At the heart of mature masculinity is a sense of benevolent responsibility to lead, provide for and protect women in ways appropriate to a man’s differing relationships.

At the heart of mature femininity is a freeing disposition to affirm, receive and nurture strength and leadership from worthy men in ways appropriate to a woman’s differing relationships.

Say what they want now, the CBMW folks seemed either to state, defend or not criticize the anchoring of submission of the female in the eternal subordination of the Son to the Father, which has been shown to be unorthodox if not worse. No apologies have been offered by CBMW for the views of Bruce Ware, Wayne Grudem, and Owen Strachan. Don’t look for them either. It’s not in their DNA to be wrong. (Last three sentences are entirely my own thoughts.)

Image: Cover Photo

Byrd now:

I have the opportunity to speak in many churches. I get to speak at women’s retreats and coed conferences, as well as at universities and seminaries. I do this as a laywoman. And I see the toll that the yellow wallpaper is taking on my friends from countless churches, my loved ones, and all those I meet through these engagements and who seek me out online.

She’s right about what’s next: who gets hurt? Not the primary voices of authority:

You see, it doesn’t hurt many of the top names in certain evangelical circles to endorse these books teaching ESS or ERAS, to affirm the orthodoxy of errant teaching on the Trinity, complementarianism, and gender roles, and to continue to headline together at conferences. But I see who picks up the tab for this irresponsibility – the regular churchgoing people who are trying to honor God in their singleness or as wives and . husbands.

My experience is that such persons are lauded for the countercultural (so-called) fidelity to the Bible. I now reformat.

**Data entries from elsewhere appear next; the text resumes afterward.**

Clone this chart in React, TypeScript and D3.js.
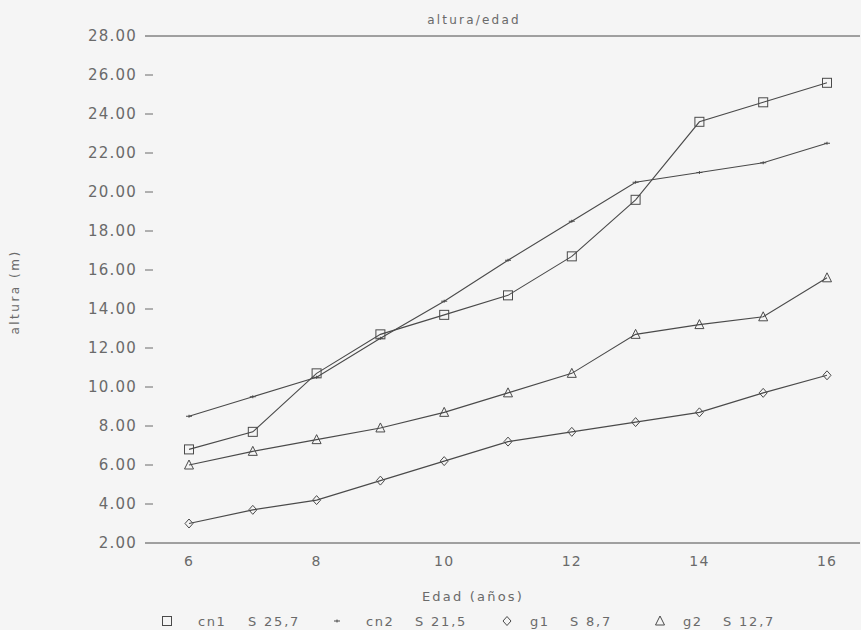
import React from "react";
import * as d3 from "d3";

const ages = [6, 7, 8, 9, 10, 11, 12, 13, 14, 15, 16];
const cn1 = [6.8, 7.7, 10.7, 12.7, 13.7, 14.7, 16.7, 19.6, 23.6, 24.6, 25.6];
const cn2 = [8.5, 9.5, 10.5, 12.5, 14.4, 16.5, 18.5, 20.5, 21.0, 21.5, 22.5];
const g1 = [3.0, 3.7, 4.2, 5.2, 6.2, 7.2, 7.7, 8.2, 8.7, 9.7, 10.6];
const g2 = [6.0, 6.7, 7.3, 7.9, 8.7, 9.7, 10.7, 12.7, 13.2, 13.6, 15.6];
const yTicks = [2, 4, 6, 8, 10, 12, 14, 16, 18, 20, 22, 24, 26, 28];
const xTicks = [6, 8, 10, 12, 14, 16];
const seriesNames = ["cn1", "cn2", "g1", "g2"];
const seriesStats = ["S 25,7", "S 21,5", "S 8,7", "S 12,7"];
const seriesMarkers = ["square", "plus", "diamond", "triangle"];
const title = "altura/edad";
const xLabel = "Edad (años)";
const yLabel = "altura (m)";

const W = 861;
const H = 630;
const LINE = "#4a4a4a";
const TEXT = "#6a6a6a";
const FONT = "'DejaVu Sans', sans-serif";

function Marker({ type, x, y }: { type: string; x: number; y: number }) {
  const s = 4.5;
  if (type === "square")
    return <rect x={x - s} y={y - s} width={2 * s} height={2 * s} fill="none" stroke={LINE} strokeWidth={1} />;
  if (type === "plus")
    return <path d={`M${x - 3},${y}H${x + 3}M${x},${y - 1.5}V${y + 1.5}`} stroke={LINE} strokeWidth={1} />;
  if (type === "diamond")
    return <path d={`M${x},${y - 4.5}L${x + 4},${y}L${x},${y + 4.5}L${x - 4},${y}Z`} fill="none" stroke={LINE} strokeWidth={1} />;
  return <path d={`M${x},${y - 5}L${x + 4.5},${y + 4}L${x - 4.5},${y + 4}Z`} fill="none" stroke={LINE} strokeWidth={1} />;
}

export default function App() {
  const x = d3.scaleLinear().domain([6, 16]).range([189, 827]);
  const y = d3.scaleLinear().domain([2, 28]).range([543, 36]);
  const data = [cn1, cn2, g1, g2];
  const line = d3
    .line<number>()
    .x((_, i) => x(ages[i]))
    .y((d) => y(d));

  const legendMarkX = [167, 337, 507, 660];
  const legendNameX = [198, 366, 530, 683];
  const legendStatX = [248, 415, 570, 723];

  return (
    <div style={{ position: "absolute", left: 0, top: 0 }}>
      <svg width={W} height={H} style={{ display: "block", background: "#f5f5f5" }}>
        <text x={474} y={20} dy="0.36em" textAnchor="middle" fontFamily={FONT} fontSize={12} fill={TEXT} letterSpacing={2.2}>
          {title}
        </text>
        <line x1={145} x2={860} y1={y(28)} y2={y(28)} stroke={LINE} strokeWidth={1} />
        <line x1={145} x2={860} y1={y(2)} y2={y(2)} stroke={LINE} strokeWidth={1} />
        {yTicks.map((t) => (
          <g key={t}>
            <text x={137} y={y(t)} dy="0.36em" textAnchor="end" fontFamily={FONT} fontSize={15} fill={TEXT} letterSpacing={1.2}>
              {t.toFixed(2)}
            </text>
            {t !== 28 && t !== 2 && <line x1={145} x2={153} y1={y(t)} y2={y(t)} stroke={TEXT} strokeWidth={1} />}
          </g>
        ))}
        {xTicks.map((t) => (
          <text key={t} x={x(t)} y={561} dy="0.36em" textAnchor="middle" fontFamily={FONT} fontSize={14} fill={TEXT} letterSpacing={1.2}>
            {t}
          </text>
        ))}
        <text x={473} y={596} dy="0.36em" textAnchor="middle" fontFamily={FONT} fontSize={13} fill={TEXT} letterSpacing={2.2}>
          {xLabel}
        </text>
        <text
          transform={`translate(15,292) rotate(-90)`}
          textAnchor="middle"
          dy="0.36em"
          fontFamily={FONT}
          fontSize={12}
          fill={TEXT}
          letterSpacing={2.5}
        >
          {yLabel}
        </text>
        {data.map((d, si) => (
          <g key={seriesNames[si]}>
            <path d={line(d) || ""} fill="none" stroke={LINE} strokeWidth={1.1} />
            {d.map((v, i) => (
              <Marker key={i} type={seriesMarkers[si]} x={x(ages[i])} y={y(v)} />
            ))}
          </g>
        ))}
        {seriesNames.map((name, i) => (
          <g key={name}>
            <Marker type={seriesMarkers[i]} x={legendMarkX[i]} y={621} />
            <text x={legendNameX[i]} y={621} dy="0.36em" fontFamily={FONT} fontSize={13} fill={TEXT} letterSpacing={1.5}>
              {name}
            </text>
            <text x={legendStatX[i]} y={621} dy="0.36em" fontFamily={FONT} fontSize={13} fill={TEXT} letterSpacing={1.8}>
              {seriesStats[i]}
            </text>
          </g>
        ))}
      </svg>
    </div>
  );
}
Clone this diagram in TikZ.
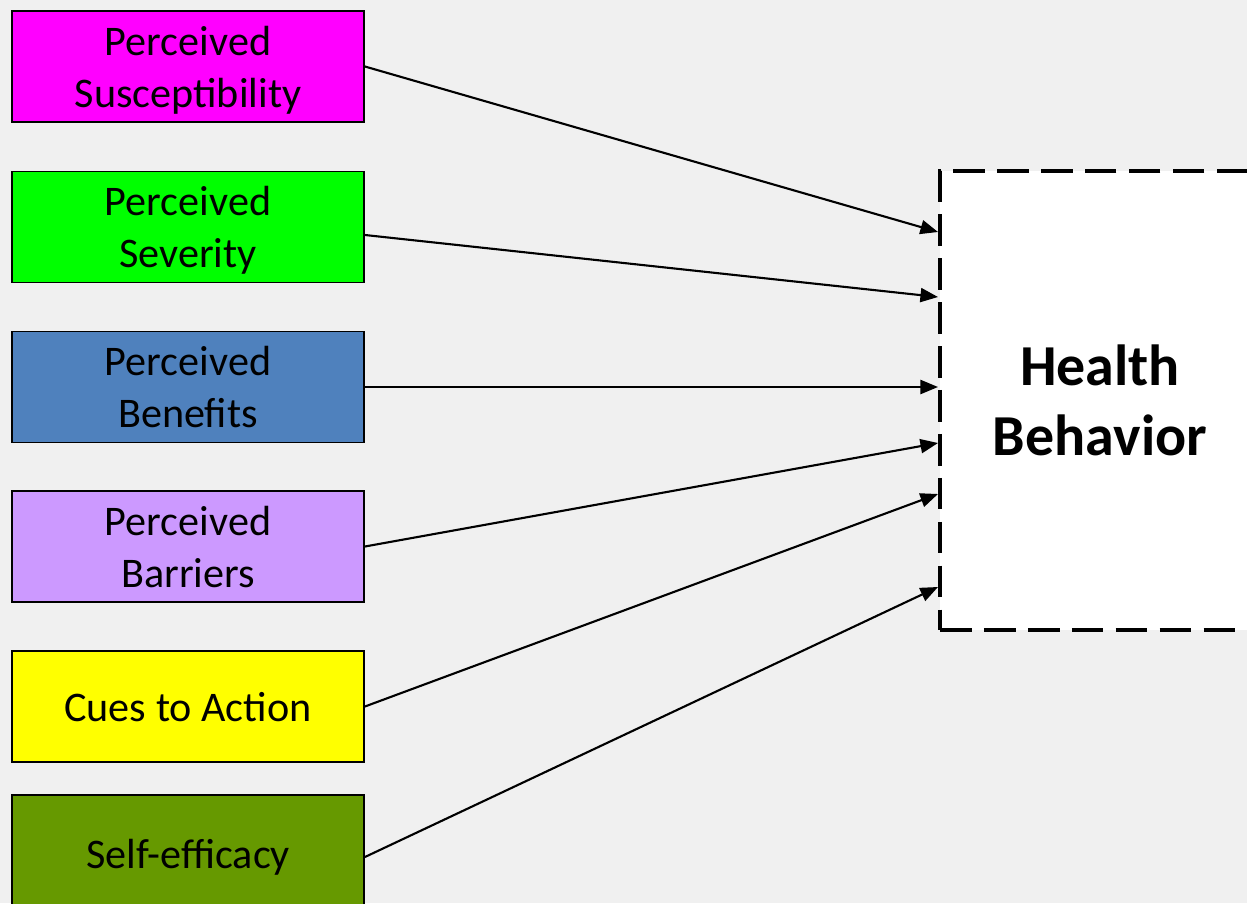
\documentclass[tikz,border=0pt]{standalone}
\usepackage{fontspec}
\setmainfont{Carlito}
\usepackage{tikz}
\usetikzlibrary{arrows.meta,calc}

\definecolor{bggray}{HTML}{F0F0F0}
\definecolor{suscol}{HTML}{FF00FF}
\definecolor{sevcol}{HTML}{00FF00}
\definecolor{bencol}{HTML}{4F81BD}
\definecolor{barcol}{HTML}{CC99FF}
\definecolor{cuecol}{HTML}{FFFF00}
\definecolor{effcol}{HTML}{669900}

\begin{document}
\begin{tikzpicture}[x=0.02cm,y=-0.02cm,
    factor/.style={draw=black,line width=1.1pt,inner sep=0pt,
        minimum width=7.04cm,minimum height=2.22cm,align=center,
        text depth=0pt,font=\fontsize{24}{29.5}\selectfont},
    outcome/.style={draw=black,fill=white,line width=2.3pt,
        dash pattern=on 18pt off 7pt,inner sep=0pt,
        minimum width=6.4cm,minimum height=9.18cm,align=center,
        font=\fontsize{33}{40}\selectfont\bfseries},
    link/.style={line width=1.2pt,-{Triangle[length=10pt,width=8pt]}}]

\clip (0,0) rectangle (1247,903);
\fill[bggray] (0,0) rectangle (1247,903);

% the six factors
\node[factor,fill=suscol] (sus) at (188,66.5) {Perceived\\Susceptibility};
\node[factor,fill=sevcol] (sev) at (188,227)  {Perceived\\Severity};
\node[factor,fill=bencol] (ben) at (188,387)  {Perceived\\Benefits};
\node[factor,fill=barcol] (bar) at (188,546.5) {Perceived\\Barriers};
\node[factor,fill=cuecol] (cue) at (188,706.5) {Cues to Action};
\node[factor,fill=effcol,minimum height=2.48cm,text depth=] (eff) at (188,857) {Self-efficacy};

% outcome
\node[outcome] (hb) at (1100,400.5) {Health\\Behavior};

\foreach \src/\sy/\dy in {sus/0/-168.5, sev/8/-103.5, ben/0/-13.5,
                          bar/0/42.5, cue/0/93.5, eff/0/186.5}
    \draw[link] ($(\src.east)+(0,\sy)$) -- ($(hb.west)+(0,\dy)$);
\end{tikzpicture}
\end{document}
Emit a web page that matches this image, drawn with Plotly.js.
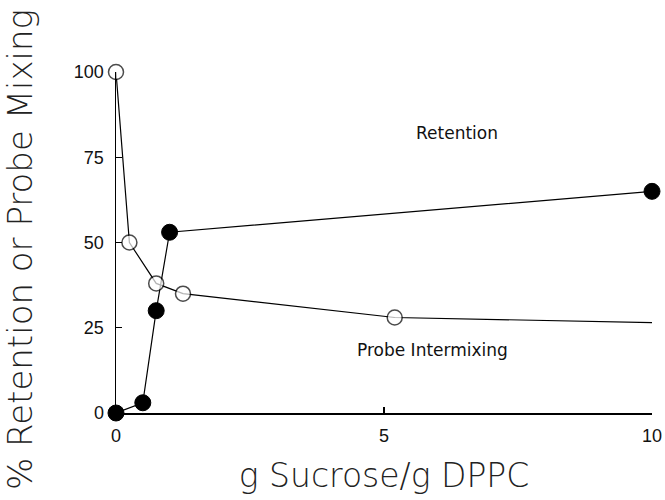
<!DOCTYPE html>
<html>
<head>
<meta charset="utf-8">
<script src="https://cdn.plot.ly/plotly-3.0.1.min.js"></script>
<style>html,body{margin:0;padding:0;background:#fff;}#chart{width:665px;height:500px;}</style>
</head>
<body>
<div id="chart"></div>
<script>
// Retention (filled circles)
var retentionX = [0, 0.5, 0.75, 1, 10];
var retentionY = [0, 3, 30, 53, 65];
// Probe intermixing (open circles); last point is the line end without a marker
var mixingX = [0, 0.25, 0.75, 1.25, 5.2, 10];
var mixingY = [100, 50, 38, 35, 28, 26.5];
var mixingMarked = [true, true, true, true, true, false];
var xTicks = [0, 5, 10];
var yTicks = [0, 25, 50, 75, 100];
var labelRetention = {x: 6.36, y: 82, text: "Retention"};
var labelMixing = {x: 5.9, y: 18.4, text: "Probe Intermixing"};
var xTitle = "g Sucrose/g DPPC";
var yTitle = "% Retention or Probe Mixing";

var traces = [
  {
    x: retentionX, y: retentionY, mode: "lines+markers", type: "scatter",
    cliponaxis: false,
    line: {color: "#000", width: 1.2},
    marker: {symbol: "circle", size: 16, color: "#000", line: {color: "#000", width: 1}}
  },
  {
    x: mixingX, y: mixingY, mode: "lines+markers", type: "scatter",
    cliponaxis: false,
    line: {color: "#000", width: 1.2},
    marker: {symbol: "circle", size: mixingMarked.map(function(m){return m ? 15 : 0;}),
             color: "#fff", line: {color: "#000", width: 1.5}}
  }
];

var tickFont = {family: "Liberation Sans, Arial, sans-serif", size: 18, color: "#111"};
var annFont = {family: "DejaVu Sans, sans-serif", size: 17, color: "#111"};

var layout = {
  width: 665, height: 500,
  margin: {l: 116, r: 13, t: 72, b: 87},
  paper_bgcolor: "#fff", plot_bgcolor: "#fff",
  showlegend: false,
  xaxis: {
    range: [0, 10], tickvals: xTicks, ticktext: xTicks.map(String),
    ticks: "inside", ticklen: 6, tickwidth: 1.2, tickcolor: "#000",
    ticklabelstandoff: 6,
    showline: true, linecolor: "#000", linewidth: 1.5,
    showgrid: false, zeroline: false, tickfont: tickFont,
    title: {text: xTitle,
            font: {family: "DejaVu Sans, sans-serif", size: 33, color: "#222", weight: 200},
            standoff: 19},
    automargin: false
  },
  yaxis: {
    range: [0, 100], tickvals: yTicks, ticktext: yTicks.map(String),
    ticks: "inside", ticklen: 6, tickwidth: 1.2, tickcolor: "#000",
    ticklabelstandoff: 7,
    showline: true, linecolor: "#000", linewidth: 1.5,
    showgrid: false, zeroline: false, tickfont: tickFont,
    automargin: false
  },
  annotations: [
    {x: labelRetention.x, y: labelRetention.y, xref: "x", yref: "y", text: labelRetention.text,
     showarrow: false, font: annFont},
    {x: labelMixing.x, y: labelMixing.y, xref: "x", yref: "y", text: labelMixing.text,
     showarrow: false, font: annFont},
    {x: -0.179, y: 0.478, xref: "paper", yref: "paper", text: yTitle, textangle: -90,
     showarrow: false, xanchor: "center", yanchor: "middle",
     font: {family: "DejaVu Sans, sans-serif", size: 34, color: "#222", weight: 200}}
  ]
};

Plotly.newPlot("chart", traces, layout, {staticPlot: true, displayModeBar: false});
</script>
</body>
</html>
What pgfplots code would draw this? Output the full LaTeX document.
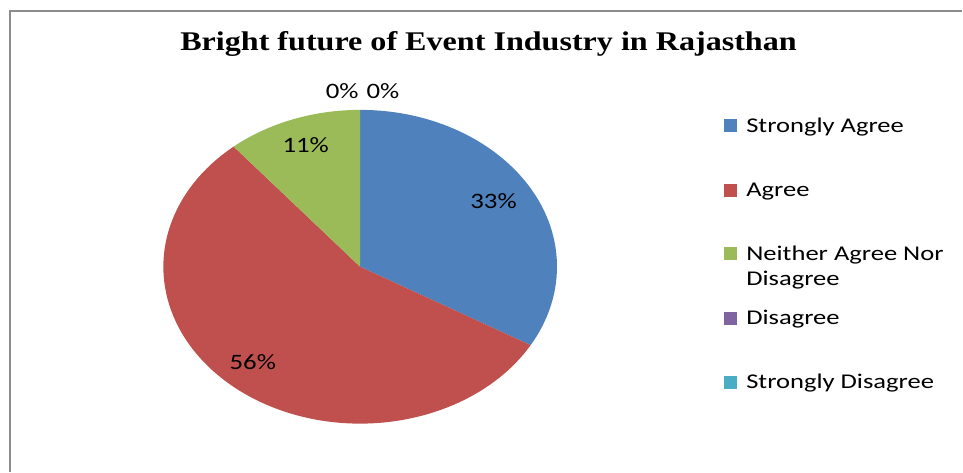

I have seen the cost in my own experiences, and I am seeing it in all the emails I am getting from women who can’t use a word like career, lest it sound too ambitious;

women who have no voice in their churches the men are the leaders who have all the valuable input;

women who are stuck in ministries that teach “true womanhood” and are considered divisive if they point out heretical teaching on the Trinity in their book study;

women who are frustrated because they do not fit into the “biblical womanhood” box of nursery duty and potlucks and feel marginalized in their own church;

women who have expressed their conflict of desiring to be “good complementarians" while wanting to cry when they read some of the material marketed to them by so-called trusted Christian resources;

and women who are encouraged to go to seminary for a master of arts degree but then discover doors closed for most paying jobs for which they are qualified.

Worse, I hear from women who are in and who have come out of abusive situations under this kind of irresponsible teaching.

When this so-called complementarian teaching, advocating such poor theology and environment for women, is presented as our design from creation and part of the gospel structure, I’m not surprised that some end up questioning their faith.

So Aimee Byrd concludes her chapter with these words of exhortation:

We need to peel off this yellow wallpaper and reveal our true biblical aim. We are not directed to biblical manhood nor biblical womanhood; we are directed to Christ. Our aim is to behold Christ, as his bride, as fellow sons in the Son.